Chris shook his head. ‘Do you think she’d want to meet me?’

‘Yeah. I’m pretty sure she would.’

‘I don’t know how Mum would feel about it.’

‘She’s fine with it,’ I said. ‘I already checked. I wasn’t trying to interfere or anything, I just knew you’d ask. She’s happy for you to do whatever you think is best.’

Chris blew out and looked up at the ceiling.

‘Barbara will always be your mum, love. Nothing’s going to change that.’

‘I know. It’s a weird thing, that’s all. Deciding if you want to meet the woman who gave birth to you.’

‘You don’t have to make your mind up now,’ I said. ‘Sleep on it, if you like.’

‘No. It’s OK,’ he said. ‘I know. I think I’ve always known. I just never thought I’d get the chance.’

‘Is that a yes?’

Chris nodded. ‘As long as you’re there too.’

‘Don’t worry,’ I said. ‘I will be.’

* * *

When Jayne came in on Thursday morning her eyes were brighter, her step lighter; she even managed what appeared to be a genuine smile.

Bob smiled too. In a way I’d never seen before.

‘Lovely to see you both,’ I said. ‘Please, do sit down.’

They did as they were asked. Jayne placed her handbag firmly on the floor next to her.

‘So, have you had a chance to discuss things since Monday?’ I asked.

‘Yes,’ said Jayne. ‘We have. Bob took it very well.’

She said it as if he’d had every right to be angry with her. Her whole demeanour still reeked of guilt. I wondered how many years it would take to get rid of that. If, indeed, she ever would. I turned to Bob. He had a pained expression on his face.

‘How did you feel, Bob?’

‘Angry. At him, for doing that to her. And for getting away with it. And sad that Jayne hadn’t felt able to tell me before, instead of suffering in silence all these years.’

‘You understand why she didn’t, though? That it wasn’t that she didn’t trust you.’

‘Oh aye. People didn’t talk about this sort of thing in our day. Everything were swept under carpet. Can’t say it did anyone much good, mind.’

‘And now you do know, does it change anything?’

‘I feel awful about what she’s been through,’ said Bob. ‘But I suppose it’s also a relief to know what were causing our problems. I understand it all now. And I know it’s not me what’s upset her.’

‘He’s a daft bugger,’ Jayne said. ‘He thought this were all about me not being happy with him.’

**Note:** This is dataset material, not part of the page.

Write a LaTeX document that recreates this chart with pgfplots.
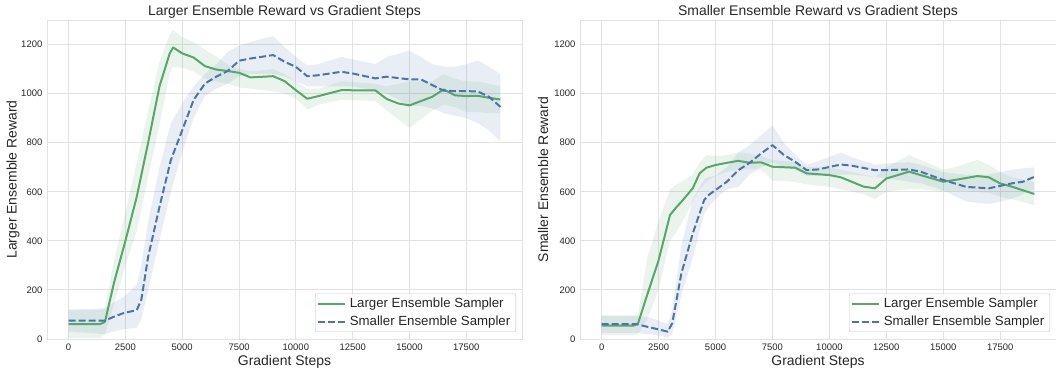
\documentclass[border=0pt]{standalone}
\usepackage{fontspec}
\setmainfont{Liberation Sans}
\usepackage{pgfplots}
\pgfplotsset{compat=1.18}
\usepackage{pgfplotstable}
\usepgfplotslibrary{fillbetween}
\definecolor{sgreen}{RGB}{85,168,104}
\definecolor{sblue}{RGB}{76,114,176}
\definecolor{txt}{RGB}{38,38,38}
\definecolor{gridc}{RGB}{226,226,226}

% Left panel, Larger Ensemble Sampler
\pgfplotstableread{
x y lo hi
0 61 5 118
1400 61 5 118
1600 70 20 125
2000 230 140 320
2500 400 300 520
3000 580 440 720
3500 800 660 930
4000 1030 870 1130
4450 1164 1080 1240
4600 1188 1110 1260
5000 1164 1105 1230
5500 1147 1090 1210
6000 1112 1060 1180
6500 1098 1050 1150
7000 1092 1040 1120
7500 1085 1025 1100
8000 1066 1020 1090
9000 1071 1010 1100
9500 1051 1000 1080
10000 1014 980 1050
10500 979 935 1020
11000 990 955 1020
12000 1014 975 1050
13500 1013 970 1040
14000 978 930 1030
14500 960 895 1040
15000 952 860 1050
16000 987 930 1050
16500 1017 955 1080
17000 993 945 1060
17500 990 925 1050
18000 991 925 1050
18500 983 920 1040
19000 976 920 1030
}\LG
% Left panel, Smaller Ensemble Sampler
\pgfplotstableread{
x y lo hi
0 75 30 120
1600 75 20 125
2000 91 30 150
2400 105 40 170
3000 118 45 220
3200 160 80 300
3500 335 200 480
4000 539 400 700
4500 729 600 880
5000 851 760 960
5500 974 900 1030
6000 1041 990 1080
6500 1069 1020 1120
7000 1092 1040 1170
7500 1134 1070 1195
8000 1143 1080 1210
9000 1157 1080 1235
9500 1130 1070 1190
10000 1109 1050 1150
10500 1071 1030 1115
11000 1075 1030 1120
12000 1089 1030 1150
12500 1082 1030 1140
13500 1062 1010 1120
14000 1069 1000 1150
15000 1058 950 1175
15500 1058 950 1150
16000 1035 940 1120
16500 1012 920 1110
17000 1010 910 1110
17500 1010 900 1120
18000 1009 880 1135
18500 987 850 1110
19000 946 805 1080
}\LB
% Right panel, Larger Ensemble Sampler
\pgfplotstableread{
x y lo hi
0 54 15 95
1400 54 15 95
1600 64 20 100
2000 180 80 330
2500 320 200 480
3000 505 400 610
3300 539 440 630
3500 559 470 640
4000 614 560 670
4300 675 610 720
4600 698 640 750
5000 709 665 745
5500 718 680 750
6000 726 690 760
6500 718 690 755
7000 720 690 745
7500 702 645 730
8500 698 640 720
9000 675 630 700
10000 668 620 700
10500 659 610 690
11500 621 590 670
12000 614 570 660
12500 654 600 700
13500 682 610 750
14000 668 610 730
15000 641 600 690
15500 648 605 700
16500 664 600 730
17000 659 595 710
17500 634 580 680
18000 621 570 660
19000 591 545 640
}\RG
% Right panel, Smaller Ensemble Sampler
\pgfplotstableread{
x y lo hi
0 61 25 95
1500 61 25 95
2000 50 20 90
2500 39 15 75
2900 30 5 60
3100 64 20 120
3500 267 180 380
4000 430 330 570
4500 566 510 650
4700 587 540 660
5000 607 570 665
5500 641 610 700
6000 688 620 760
6500 718 670 790
7000 756 700 830
7500 790 720 870
8000 750 700 800
8500 722 690 750
9000 688 665 710
9500 691 665 725
10500 711 670 760
11000 706 670 740
12000 688 660 710
12500 688 655 715
13500 691 640 720
14000 682 635 710
15000 648 605 680
16000 620 560 670
17000 614 550 670
18000 634 570 690
18500 641 590 695
19000 661 610 700
}\RB

\pgfplotsset{
  myaxis/.style={
    scale only axis, height=319bp,
    anchor=south west,
    xmin=-950, xmax=19950, ymin=0, ymax=1300,
    xtick={0,2500,...,17500}, ytick={0,200,...,1200},
    grid=major,
    major grid style={draw=gridc, line width=0.9bp},
    axis line style={draw=gridc, line width=0.9bp},
    major tick length=0pt,
    scaled ticks=false,
    /pgf/number format/assume math mode=true,
    /pgf/number format/1000 sep={},
    tick label style={font=\fontsize{9.5}{11}\selectfont, text=txt},
    xticklabel style={anchor=north, inner sep=0pt, yshift=-4.5bp},
    yticklabel style={anchor=east, inner sep=0pt, xshift=-4.5bp},
    label style={font=\fontsize{14}{16}\selectfont, text=txt},
    xlabel style={at={(axis description cs:0.5,0)}, anchor=base, yshift=-26bp},
    title style={at={(axis description cs:0.5,1)}, anchor=south, inner sep=0pt, yshift=-5bp, font=\fontsize{14}{16}\selectfont, text=txt},
    legend style={at={(axis description cs:1,0)}, anchor=south east, xshift=-6bp, yshift=7bp,
      draw=gridc!70!gray, rounded corners=2bp, fill=white, fill opacity=0.85, text opacity=1,
      font=\fontsize{13.3}{15}\selectfont, text=txt, inner xsep=1.5bp, inner ysep=2bp,
      nodes={inner xsep=4bp, inner ysep=2.6bp}, row sep=1.5bp},
    legend cell align=left,
    legend image code/.code={\draw[##1] (0bp,0bp) -- (27bp,0bp);},
  }
}

\begin{document}
\begin{tikzpicture}
\begin{axis}[myaxis, at={(47bp,31bp)}, width=475bp,
  title={Larger Ensemble Reward vs Gradient Steps},
  xlabel={Gradient Steps}, ylabel={Larger Ensemble Reward},
  ylabel style={at={(axis description cs:-0.0638,0.5)}, anchor=base}]
  \addplot[draw=none, name path=gU, forget plot] table[x=x,y=hi]{\LG};
  \addplot[draw=none, name path=gL, forget plot] table[x=x,y=lo]{\LG};
  \addplot[fill=sgreen, fill opacity=0.12, draw=none, forget plot] fill between[of=gU and gL];
  \addplot[draw=none, name path=bU, forget plot] table[x=x,y=hi]{\LB};
  \addplot[draw=none, name path=bL, forget plot] table[x=x,y=lo]{\LB};
  \addplot[fill=sblue, fill opacity=0.12, draw=none, forget plot] fill between[of=bU and bL];
  \addplot[sgreen, line width=2bp, line join=round] table[x=x,y=y]{\LG};
  \addlegendentry{Larger Ensemble Sampler}
  \addplot[sblue, line width=2bp, line join=round, dash pattern=on 7bp off 3bp] table[x=x,y=y]{\LB};
  \addlegendentry{Smaller Ensemble Sampler}
\end{axis}
\begin{axis}[myaxis, at={(580bp,31bp)}, width=476bp,
  title={Smaller Ensemble Reward vs Gradient Steps},
  xlabel={Gradient Steps}, ylabel={Smaller Ensemble Reward},
  ylabel style={at={(axis description cs:-0.0672,0.5)}, anchor=base}]
  \addplot[draw=none, name path=gU, forget plot] table[x=x,y=hi]{\RG};
  \addplot[draw=none, name path=gL, forget plot] table[x=x,y=lo]{\RG};
  \addplot[fill=sgreen, fill opacity=0.12, draw=none, forget plot] fill between[of=gU and gL];
  \addplot[draw=none, name path=bU, forget plot] table[x=x,y=hi]{\RB};
  \addplot[draw=none, name path=bL, forget plot] table[x=x,y=lo]{\RB};
  \addplot[fill=sblue, fill opacity=0.12, draw=none, forget plot] fill between[of=bU and bL];
  \addplot[sgreen, line width=2bp, line join=round] table[x=x,y=y]{\RG};
  \addlegendentry{Larger Ensemble Sampler}
  \addplot[sblue, line width=2bp, line join=round, dash pattern=on 7bp off 3bp] table[x=x,y=y]{\RB};
  \addlegendentry{Smaller Ensemble Sampler}
\end{axis}
\pgfresetboundingbox
\useasboundingbox (0,0) rectangle (1056bp,370bp);
\end{tikzpicture}
\end{document}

‘Obviously a lot of feelings have come to the surface
here, a lot of misunderstandings, and it will be good for you both to talk those through over the coming weeks. I need to tell you, though, that after having a discussion with my supervisor, I’m afraid I won’t be able to continue as your counsellor after today.’

‘Oh,’ said Jayne, her face dropping for the first time that morning, ‘that’s a shame.’

‘I know, and I’m really sorry about it, but there’s a professional reason why it wouldn’t be ethical for me to continue working with you.’

They both looked at me. It was a moment or two before I could get the words out.

‘I know who your son is, Jayne,’ I said.

She stared at me, her brow creased. ‘You’ve traced him?’

‘No. No, I didn’t do anything at all. I didn’t have to. I’d heard the same story, you see, but from the other side. From someone who’d been abandoned as a baby outside a doctor’s surgery in Halifax.’

Jayne’s mouth dropped open. ‘One of your clients?’

I shook my head. ‘No, it’s not, actually. It’s someone I know personally. If you don’t want to hear any more, I completely understand. We can leave things there. A new counsellor will take over and support you through it all. You’re only just starting to come to terms with what happened, and you may well feel that it would be too much to take things any further at this stage.’

‘No,’ said Jayne, her voice trembling. ‘I want to know. I’ve always wanted to know. He’s my son. I need to know that he’s OK, that he’s happy and healthy.’

‘He is,’ I said.

She shut her eyes for a second. I heard her long, deep outward breath.

‘If you’d like to get in touch with him by letter, or meet up with him in person, it is possible to arrange that. And a colleague of mine will help to support you through it.’

‘He wouldn’t want to meet me, though, would he?’ said Jayne. ‘Not after what I did to him.’

‘He does.’

She stared at me and shook her head. ‘He’s probably just saying that. People don’t like to admit how they feel, do they? He probably hates me. I wouldn’t blame him if he did.’